• Source excerpt:
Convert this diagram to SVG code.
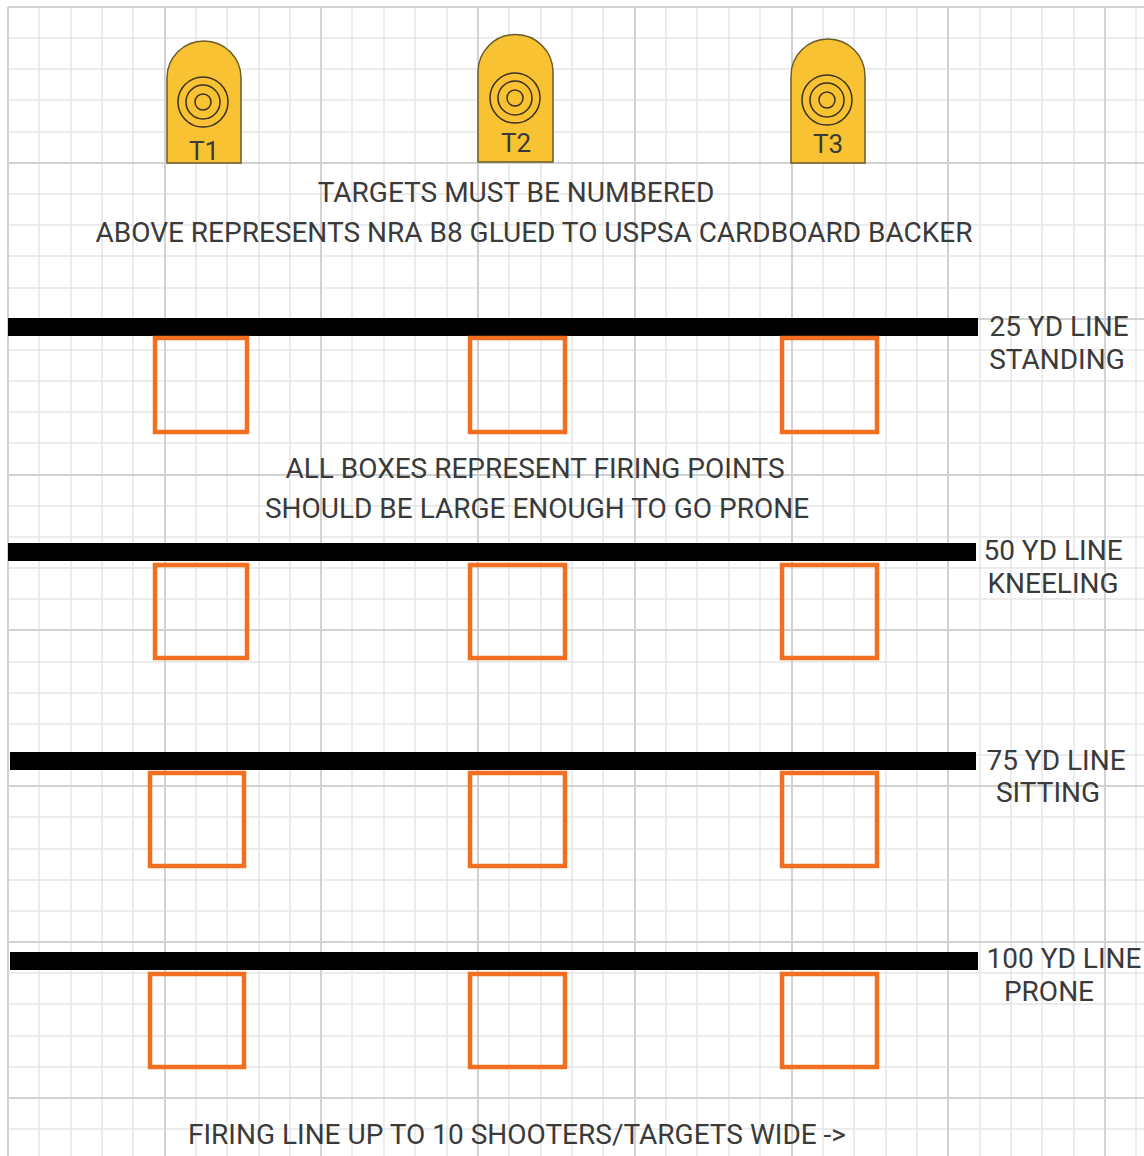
<svg xmlns="http://www.w3.org/2000/svg" width="1144" height="1156" viewBox="0 0 1144 1156">
<style>
.minor{stroke:#e6e6e6;stroke-width:1.5;fill:none}
.major{stroke:#d2d2d2;stroke-width:2;fill:none}
.tgt{fill:#F8C232;stroke:#6b5a2a;stroke-width:1.5}
.ring{fill:none;stroke:#3a3020;stroke-width:1.5}
.lbl{font-family:Roboto,"Liberation Sans",sans-serif;fill:#3a3a3a;text-anchor:middle}
.t{font-size:28px}
.tn{font-size:26px}
.bar{fill:#000}
.box{fill:none;stroke:#F26F21;stroke-width:4.5}
</style>
<rect width="1144" height="1156" fill="#fff"/>
<g id="grid">
<path class="minor" d="M39 7V1156M71 7V1156M102 7V1156M133 7V1156M196 7V1156M227 7V1156M259 7V1156M290 7V1156M352 7V1156M384 7V1156M415 7V1156M447 7V1156M509 7V1156M541 7V1156M572 7V1156M603 7V1156M666 7V1156M697 7V1156M729 7V1156M760 7V1156M823 7V1156M854 7V1156M886 7V1156M917 7V1156M980 7V1156M1011 7V1156M1042 7V1156M1074 7V1156M1136 7V1156
M8 38H1144M8 69H1144M8 100H1144M8 132H1144M8 194H1144M8 225H1144M8 256H1144M8 288H1144M8 350H1144M8 381H1144M8 412H1144M8 443H1144M8 506H1144M8 537H1144M8 568H1144M8 599H1144M8 662H1144M8 693H1144M8 724H1144M8 755H1144M8 817H1144M8 849H1144M8 880H1144M8 911H1144M8 973H1144M8 1004H1144M8 1036H1144M8 1067H1144M8 1129H1144"/>
<path class="major" d="M8 7V1156M165 7V1156M321 7V1156M478 7V1156M635 7V1156M792 7V1156M948 7V1156M1105 7V1156
M8 7H1144M8 163H1144M8 319H1144M8 475H1144M8 630H1144M8 786H1144M8 942H1144M8 1098H1144"/>
</g>
<g id="target-T1">
<path class="tgt" d="M167 163V78A37 37 0 0 1 241 78V163Z"/>
<circle class="ring" cx="203" cy="102" r="25"/>
<circle class="ring" cx="203" cy="102" r="17"/>
<circle class="ring" cx="203" cy="102" r="8"/>
<text class="lbl tn" x="204" y="160">T1</text>
</g>
<g id="target-T2">
<path class="tgt" d="M478 162V72A37.5 37.5 0 0 1 553 72V162Z"/>
<circle class="ring" cx="515" cy="98" r="25"/>
<circle class="ring" cx="515" cy="98" r="17"/>
<circle class="ring" cx="515" cy="98" r="8"/>
<text class="lbl tn" x="516" y="152">T2</text>
</g>
<g id="target-T3">
<path class="tgt" d="M791 163V76A37 37 0 0 1 865 76V163Z"/>
<circle class="ring" cx="827" cy="100" r="25"/>
<circle class="ring" cx="827" cy="100" r="17"/>
<circle class="ring" cx="827" cy="100" r="8"/>
<text class="lbl tn" x="828" y="153">T3</text>
</g>
<g id="note-targets">
<text class="lbl t" x="516" y="202">TARGETS MUST BE NUMBERED</text>
<text class="lbl t" x="534" y="242">ABOVE REPRESENTS NRA B8 GLUED TO USPSA CARDBOARD BACKER</text>
</g>
<g id="line-25">
<rect class="bar" x="8" y="318" width="970" height="18"/>
<text class="lbl t" x="1059" y="336">25 YD LINE</text>
<text class="lbl t" x="1057" y="369">STANDING</text>
</g>
<g id="boxes-25">
<rect class="box" x="155" y="338" width="92" height="94"/>
<rect class="box" x="470" y="338" width="95" height="94"/>
<rect class="box" x="782" y="338" width="95" height="94"/>
</g>
<g id="note-boxes">
<text class="lbl t" x="535" y="478">ALL BOXES REPRESENT FIRING POINTS</text>
<text class="lbl t" x="537" y="518">SHOULD BE LARGE ENOUGH TO GO PRONE</text>
</g>
<g id="line-50">
<rect class="bar" x="8" y="543" width="968" height="18"/>
<text class="lbl t" x="1053" y="560">50 YD LINE</text>
<text class="lbl t" x="1053" y="593">KNEELING</text>
</g>
<g id="boxes-50">
<rect class="box" x="155" y="565" width="92" height="93"/>
<rect class="box" x="470" y="565" width="95" height="93"/>
<rect class="box" x="782" y="565" width="95" height="93"/>
</g>
<g id="line-75">
<rect class="bar" x="10" y="752" width="966" height="18"/>
<text class="lbl t" x="1056" y="770">75 YD LINE</text>
<text class="lbl t" x="1048" y="802">SITTING</text>
</g>
<g id="boxes-75">
<rect class="box" x="150" y="773" width="94" height="93"/>
<rect class="box" x="470" y="773" width="95" height="93"/>
<rect class="box" x="782" y="773" width="95" height="93"/>
</g>
<g id="line-100">
<rect class="bar" x="10" y="952" width="968" height="18"/>
<text class="lbl t" x="1064" y="968">100 YD LINE</text>
<text class="lbl t" x="1049" y="1001">PRONE</text>
</g>
<g id="boxes-100">
<rect class="box" x="150" y="974" width="94" height="93"/>
<rect class="box" x="470" y="974" width="95" height="93"/>
<rect class="box" x="782" y="974" width="95" height="93"/>
</g>
<g id="note-width">
<text class="lbl t" x="517" y="1144">FIRING LINE UP TO 10 SHOOTERS/TARGETS WIDE -&gt;</text>
</g>
<g id="connectors"/>
</svg>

• What the task requires: Restate the full listing verbatim and drop every picture.

• Solution:
Convert this diagram to SVG code.
<svg xmlns="http://www.w3.org/2000/svg" width="1144" height="1156" viewBox="0 0 1144 1156">
<style>
.minor{stroke:#e6e6e6;stroke-width:1.5;fill:none}
.major{stroke:#d2d2d2;stroke-width:2;fill:none}
.tgt{fill:#F8C232;stroke:#6b5a2a;stroke-width:1.5}
.ring{fill:none;stroke:#3a3020;stroke-width:1.5}
.lbl{font-family:Roboto,"Liberation Sans",sans-serif;fill:#3a3a3a;text-anchor:middle}
.t{font-size:28px}
.tn{font-size:26px}
.bar{fill:#000}
.box{fill:none;stroke:#F26F21;stroke-width:4.5}
</style>
<rect width="1144" height="1156" fill="#fff"/>
<g id="grid">
<path class="minor" d="M39 7V1156M71 7V1156M102 7V1156M133 7V1156M196 7V1156M227 7V1156M259 7V1156M290 7V1156M352 7V1156M384 7V1156M415 7V1156M447 7V1156M509 7V1156M541 7V1156M572 7V1156M603 7V1156M666 7V1156M697 7V1156M729 7V1156M760 7V1156M823 7V1156M854 7V1156M886 7V1156M917 7V1156M980 7V1156M1011 7V1156M1042 7V1156M1074 7V1156M1136 7V1156
M8 38H1144M8 69H1144M8 100H1144M8 132H1144M8 194H1144M8 225H1144M8 256H1144M8 288H1144M8 350H1144M8 381H1144M8 412H1144M8 443H1144M8 506H1144M8 537H1144M8 568H1144M8 599H1144M8 662H1144M8 693H1144M8 724H1144M8 755H1144M8 817H1144M8 849H1144M8 880H1144M8 911H1144M8 973H1144M8 1004H1144M8 1036H1144M8 1067H1144M8 1129H1144"/>
<path class="major" d="M8 7V1156M165 7V1156M321 7V1156M478 7V1156M635 7V1156M792 7V1156M948 7V1156M1105 7V1156
M8 7H1144M8 163H1144M8 319H1144M8 475H1144M8 630H1144M8 786H1144M8 942H1144M8 1098H1144"/>
</g>
<g id="target-T1">
<path class="tgt" d="M167 163V78A37 37 0 0 1 241 78V163Z"/>
<circle class="ring" cx="203" cy="102" r="25"/>
<circle class="ring" cx="203" cy="102" r="17"/>
<circle class="ring" cx="203" cy="102" r="8"/>
<text class="lbl tn" x="204" y="160">T1</text>
</g>
<g id="target-T2">
<path class="tgt" d="M478 162V72A37.5 37.5 0 0 1 553 72V162Z"/>
<circle class="ring" cx="515" cy="98" r="25"/>
<circle class="ring" cx="515" cy="98" r="17"/>
<circle class="ring" cx="515" cy="98" r="8"/>
<text class="lbl tn" x="516" y="152">T2</text>
</g>
<g id="target-T3">
<path class="tgt" d="M791 163V76A37 37 0 0 1 865 76V163Z"/>
<circle class="ring" cx="827" cy="100" r="25"/>
<circle class="ring" cx="827" cy="100" r="17"/>
<circle class="ring" cx="827" cy="100" r="8"/>
<text class="lbl tn" x="828" y="153">T3</text>
</g>
<g id="note-targets">
<text class="lbl t" x="516" y="202">TARGETS MUST BE NUMBERED</text>
<text class="lbl t" x="534" y="242">ABOVE REPRESENTS NRA B8 GLUED TO USPSA CARDBOARD BACKER</text>
</g>
<g id="line-25">
<rect class="bar" x="8" y="318" width="970" height="18"/>
<text class="lbl t" x="1059" y="336">25 YD LINE</text>
<text class="lbl t" x="1057" y="369">STANDING</text>
</g>
<g id="boxes-25">
<rect class="box" x="155" y="338" width="92" height="94"/>
<rect class="box" x="470" y="338" width="95" height="94"/>
<rect class="box" x="782" y="338" width="95" height="94"/>
</g>
<g id="note-boxes">
<text class="lbl t" x="535" y="478">ALL BOXES REPRESENT FIRING POINTS</text>
<text class="lbl t" x="537" y="518">SHOULD BE LARGE ENOUGH TO GO PRONE</text>
</g>
<g id="line-50">
<rect class="bar" x="8" y="543" width="968" height="18"/>
<text class="lbl t" x="1053" y="560">50 YD LINE</text>
<text class="lbl t" x="1053" y="593">KNEELING</text>
</g>
<g id="boxes-50">
<rect class="box" x="155" y="565" width="92" height="93"/>
<rect class="box" x="470" y="565" width="95" height="93"/>
<rect class="box" x="782" y="565" width="95" height="93"/>
</g>
<g id="line-75">
<rect class="bar" x="10" y="752" width="966" height="18"/>
<text class="lbl t" x="1056" y="770">75 YD LINE</text>
<text class="lbl t" x="1048" y="802">SITTING</text>
</g>
<g id="boxes-75">
<rect class="box" x="150" y="773" width="94" height="93"/>
<rect class="box" x="470" y="773" width="95" height="93"/>
<rect class="box" x="782" y="773" width="95" height="93"/>
</g>
<g id="line-100">
<rect class="bar" x="10" y="952" width="968" height="18"/>
<text class="lbl t" x="1064" y="968">100 YD LINE</text>
<text class="lbl t" x="1049" y="1001">PRONE</text>
</g>
<g id="boxes-100">
<rect class="box" x="150" y="974" width="94" height="93"/>
<rect class="box" x="470" y="974" width="95" height="93"/>
<rect class="box" x="782" y="974" width="95" height="93"/>
</g>
<g id="note-width">
<text class="lbl t" x="517" y="1144">FIRING LINE UP TO 10 SHOOTERS/TARGETS WIDE -&gt;</text>
</g>
<g id="connectors"/>
</svg>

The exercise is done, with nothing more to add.